When my wee granddaughter was a year old, her favorite pose was to poke her butt in the air, place her head on the floor, and look back between her legs. This position is best executed by little people who are close to the ground. I tried it once but strained my back, ripped my pants, and fell on my face.
It’s tempting to try this pose again because everything seems to be upside down, and what once was considered strange and inappropriate is now accepted and even celebrated. Here are some perplexing examples of news stories that hurt my brain and cause me to mutter (more than usual.)
Recently in Boston, a man dressed as Elsa from the movie “Frozen” helped push a police vehicle out of the snow. At least he was braver than the man in Portland, Oregon who frantically called 911 because his cat scared him into cowering in a bedroom with his family. The man was paid to tell his terrifying tale on a television entertainment program, and the cat is in therapy. I live with a Marine who could strangle a ferocious beast with one hand without spilling his gin and tonic. And I’m thankful for that fact.
In a related story about a new product, when the killer cat dies the owner can memorialize the feisty feline by having its nose molded into a sterling silver necklace. This lovely tribute is available for dogs, too, and can be found at several online stores. The precious pendant costs a few hundred dollars. I don’t socialize with any friends who wear animal noses as jewelry.
Then there’s the news about former actress Heather Locklear almost biting off the tip of her boyfriend’s nose during a domestic dispute. Maybe the boyfriend should enlist the help of Angelica Velez of Brooklyn, a tattooed sideshow star who was interviewed about her unique and enviable ability to hammer nails up her nose. You can bet your sweet hammered nostrils that she would organize and sell tickets to a cat fight between the nose-chomping girlfriend and the notorious kitty.

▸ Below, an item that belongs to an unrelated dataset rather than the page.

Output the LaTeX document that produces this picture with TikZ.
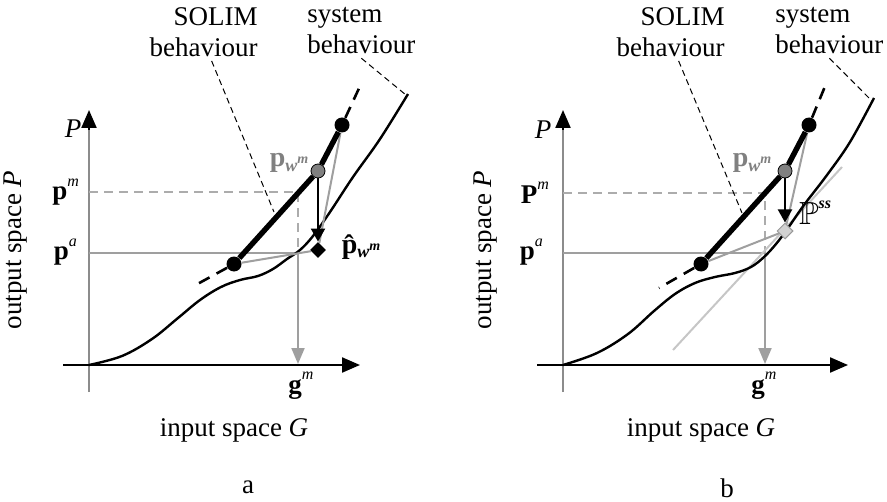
\documentclass[tikz,border=0pt]{standalone}
\usepackage{fontspec}
\setmainfont{Liberation Serif}
\usepackage{amssymb}
\usetikzlibrary{arrows.meta,shapes.geometric}

\newcommand{\wsub}{\raisebox{-0.35ex}{\fontsize{9}{9}\selectfont\itshape w\raisebox{0.9ex}{\fontsize{7}{7}\selectfont m}}}
\newcommand{\supm}[1]{\raisebox{1.1ex}{\fontsize{8}{8}\selectfont\itshape #1}}

\begin{document}
\begin{tikzpicture}[x=0.5pt, y=-0.5pt,
		every node/.style={font=\fontsize{13.5}{15.5}\selectfont},
		axisline/.style={line width=1.1pt, -{Triangle[length=9pt,width=7.5pt]}},
		guide/.style={gray!75, line width=1pt},
		guidedash/.style={gray!65, line width=1pt, dash pattern=on 4.5pt off 3pt},
		guidearrow/.style={guide, -{Triangle[length=8pt,width=6.5pt]}},
		sysline/.style={line width=1.2pt},
		solim/.style={line width=2.7pt},
		solimext/.style={line width=1.3pt, dash pattern=on 6pt off 4pt},
		leader/.style={line width=0.5pt, dash pattern=on 3pt off 2pt},
		blackdot/.style={circle, fill=black, inner sep=0pt, minimum size=7.5pt},
		graydot/.style={circle, fill=gray, draw=black, line width=0.4pt, inner sep=0pt, minimum size=7pt},
		marker/.style={diamond, inner sep=0pt, minimum size=8pt},
		graylabel/.style={text=gray, font=\fontsize{14}{15}\selectfont\bfseries}]
	\useasboundingbox (0,0) rectangle (887,502);

	% ---- panel a ----
	\draw[gray!90, line width=1pt] (89,392) -- (89,125);
	\draw[axisline] (89,130) -- (89,110);
	\draw[axisline] (63,365) -- (360,365);
	\draw[guidedash] (89,192) -- (298,192) -- (298,253);
	\draw[guide] (89,253) -- (298,253);
	\draw[guidearrow] (298,253) -- (298,364);
	\draw[sysline] plot[smooth, tension=0.6] coordinates {(89,365) (122,356) (152,339) (178,318) (200,300) (221,287) (240,280) (258,276) (273,269) (287,259) (300,250) (313,236) (330,212) (353,177) (380,139) (408,94)};

	\node[blackdot] (loA) at (234,264) {};
	\node[graydot] (wA) at (318,171) {};
	\node[blackdot] (hiA) at (342,125) {};
	\node[marker, fill=black] (hatA) at (318,250) {};
	\coordinate (extloA) at (192,287);
	\coordinate (exthiA) at (361,84);
	\coordinate (solimtipA) at (274,212);
	\coordinate (systipA) at (406,95);

	\draw[guide] (loA) -- (hatA);
	\draw[guide] (hiA) -- (hatA);
	\draw[solim] (loA) -- (wA) -- (hiA);
	\draw[solimext] (loA) -- (extloA);
	\draw[solimext] (hiA) -- (exthiA);
	\draw[line width=1pt, -{Triangle[length=6.5pt,width=7pt]}] (wA) -- (hatA);

	\node[anchor=north east, align=right, inner sep=0pt] (solimA) at (258,7) {SOLIM\\behaviour};
	\node[anchor=north west, align=left, inner sep=0pt] (sysA) at (307,7) {system\\behaviour};
	\draw[leader] ([xshift=4pt, yshift=-2pt]solimA.south) -- (solimtipA);
	\draw[leader] ([yshift=-2pt]sysA.south) -- (systipA);

	\node (PA) at (73,129) {\textit{P}};
	\node[anchor=east] (pmA) at (86,192) {\textbf{p}\supm{m}};
	\node[anchor=east] (paA) at (84,252) {\textbf{p}\supm{a}};
	\node (gmA) at (301,386) {\textbf{g}\supm{m}};
	\node[graylabel] (pwA) at (289,163) {p\wsub};
	\node[font=\fontsize{14}{15}\selectfont\bfseries] (phA) at (361,247) {\^{p}\wsub};
	\node (xlabA) at (234,430) {input space \textit{G}};
	\node[rotate=90] (ylabA) at (16,250) {output space \textit{P}};
	\node (capA) at (248,487) {a};

	% ---- panel b ----
	\draw[gray!90, line width=1pt] (563,392) -- (563,125);
	\draw[axisline] (563,130) -- (563,110);
	\draw[axisline] (537,365) -- (848,365);
	\draw[guidedash] (563,193) -- (765,193) -- (765,253);
	\draw[guide] (563,253) -- (765,253);
	\draw[guidearrow] (765,253) -- (765,364);
	\draw[gray!45, line width=1pt] (673,350) -- (842,167);
	\draw[sysline] plot[smooth, tension=0.6] coordinates {(563,365) (597,353) (628,334) (654,311) (675,294) (695,283) (715,277) (735,273) (751,267) (764,257) (776,244) (788,228) (804,205) (827,175) (850,142) (874,98)};

	\node[blackdot] (loB) at (701,264) {};
	\node[graydot] (wB) at (785,171) {};
	\node[blackdot] (hiB) at (809,125) {};
	\node[marker, fill=gray!35, draw=gray!80, line width=0.5pt] (ssB) at (785,231) {};
	\coordinate (extloB) at (659,288);
	\coordinate (exthiB) at (826,84);
	\coordinate (solimtipB) at (742,213);
	\coordinate (systipB) at (871,100);

	\draw[guide] (loB) -- (ssB);
	\draw[guide] (hiB) -- (ssB);
	\draw[solim] (loB) -- (wB) -- (hiB);
	\draw[solimext] (loB) -- (extloB);
	\draw[solimext] (hiB) -- (exthiB);
	\draw[line width=1pt, -{Triangle[length=6.5pt,width=7pt]}] (wB) -- (ssB);

	\node[anchor=north east, align=right, inner sep=0pt] (solimB) at (725,7) {SOLIM\\behaviour};
	\node[anchor=north west, align=left, inner sep=0pt] (sysB) at (775,7) {system\\behaviour};
	\draw[leader] ([xshift=4pt, yshift=-2pt]solimB.south) -- (solimtipB);
	\draw[leader] ([yshift=-2pt]sysB.south) -- (systipB);

	\node (PB) at (543,130) {\textit{P}};
	\node[anchor=east] (pmB) at (556,193) {\textbf{P}\supm{m}};
	\node[anchor=east] (paB) at (550,252) {\textbf{p}\supm{a}};
	\node (gmB) at (764,386) {\textbf{g}\supm{m}};
	\node[graylabel] (pwB) at (752,163) {p\wsub};
	\node (ssl) at (815,213) {\fontsize{16}{16}\selectfont$\mathbb{P}$\supm{\bfseries ss}};
	\node (xlabB) at (701,430) {input space \textit{G}};
	\node[rotate=90] (ylabB) at (486,250) {output space \textit{P}};
	\node (capB) at (727,488) {b};
\end{tikzpicture}
\end{document}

She’s probably not part of a peculiar group of lonely women who choose to marry inanimate objects. I read a report that a woman in Florida married an amusement park ride she named Bruce because she experienced special feelings while riding it. (And who doesn’t? But we don’t marry the things!) Women also have married other items, including the Eiffel Tower in Paris and the Berlin Wall in Germany. There’s not a single chance of biting off body parts in these relationships.
Finally, I’m stunned by the “too damn many lawyers” story about the teenage girl suing her parents for child support. Too bad that sweetheart hadn’t met my father. If I had tried that, I would have been given a one-way ticket on the next bus to Brooklyn to live with a tattooed woman and watch her paint with her nose.
I’ve decided to stop reading news bulletins because they clutter my brain with disturbing images and confounding details. I’ll just focus on things I already know to be weird, irrational, and irrelevant. The US Congress comes to mind.
Today’s blog was fueled by a Sebastiani Cabernet from Sonoma County. Enjoy a bottle or two and then you’ll be able to strike a downward facing dog pose to get a balanced perspective on our weird world.